Perfectly Elastic Demand
When the quantity demanded changes by a very large percentage in response to an almost zero percent change in price.
Perfectly Elastic Supply
When the quantity supplied changes by a very large percentage in response to an almost zero percentage change in price.
Perfectly Inelastic Demand
When the quantity demanded remains constant as the price changes.
Perfectly Inelastic Supply
When the quantity supplied remains the same as the price changes.
Price Elasticity of Demand
A measure of the responsiveness of the quantity demanded of a good to a change in its price when all other influences on buyers’ plans remain the same.

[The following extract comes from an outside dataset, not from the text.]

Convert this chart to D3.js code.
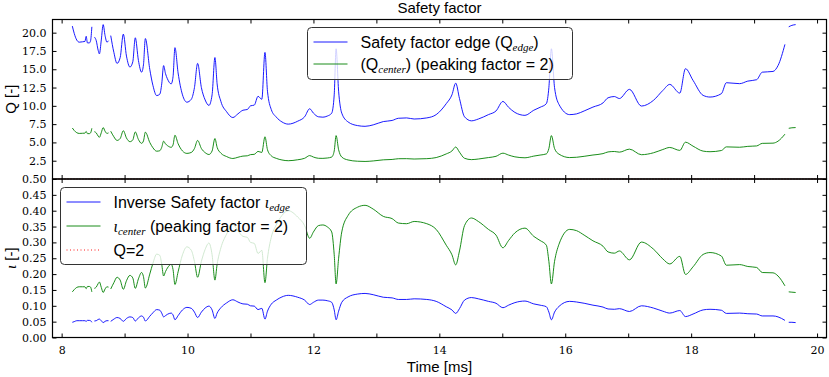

Price Elasticity of Supply
A measure of the responsiveness of the quantity supplied of a good changes to a change in its price when all other influences on sellers’ plans remain the same.
Total Revenue
The amount spend on a good and received by sellers and equals the price of the good multiplied by the quantity of the good sold.
Unit Elastic Demand
When the percentage change in the quantity demanded equals the percentage change in price.
Unit Elastic Supply
When the percentage change in the quantity supplied equals the percentage change in price.
Consumer Surplus
The marginal benefit from a good or service minus the price paid for it, summed over the quantity consumed.
Deadweight Loss
The decrease in total surplus that results from an inefficient underproduction or overproduction.
Producer Surplus
The price of a good minus that marginal cost of producing it, summed over the quantity produced.
Total Surplus
The sum of consumer surplus and producer surplus.
Transaction Costs
The opportunity costs of making trades in a market.
Black Market
An illegal market that operates alongside a government-regulated market.
Minimum Wage Law
A government regulation that makes hiring labor for less than a specified wage illegal.
Price Cap Regulation
A rule that specifies the highest price that a firm is permitted to set- a price ceiling.
Price Ceiling
A government regulation that places an upper limit on the price at which a particular good, service, or factor of production may be traded.
Price Floor
A government regulation that places a lower limit on the price at which a particular good, service, of factor of production may be traded.
Price Support
A price floor in an agricultural market maintained by a government guarantee to buy any surplus output at that price.
Rent Ceiling
A regulation that makes it illegal to charge more than a specified rent for housing.
Search Activity
The time spent looking for someone with whom to do business.
Subsidy
A payment by the government to producers to cover part of the cost of production.
Tax Incidence
The division of the burden of a tax between the buyer and the seller.
Excess Burden
The amount by which the burden of a tax exceeds the tax revenue received by the government- the dead-weight loss from a tax.
Budget Line
A line that describes the limits to consumption possibilities and that depends on a consumer’s budget and the prices of goods and services.
Diminishing Marginal Utility
The general tendency for marginal utility to decrease as the quantity of a good consumed increases.
Marginal Utility
The change in total utility that results from a one-unit increase in the quantity of a good consumed.
Marginal Utility Per Dollar
The marginal utility from a good relative to the price paid for the good.
Relative Price
The price of one good in terms of another good- an opportunity cost. It equals the price of one good divided by the price of another good.
Total Utility
The total benefit that a person gets from the consumption of a good or service. Total utility generally increases as the quantity consumed of a good increases.
Utility
The benefit or satisfaction that a person gets from the consumption of a good or service.
Utility-Maximizing Rule
The rule that leads to the greatest total utility from all the goods and services consumed. The rule is:
1) Allocate the entire available budget.
2) Make the marginal utility per dollar equal for all goods.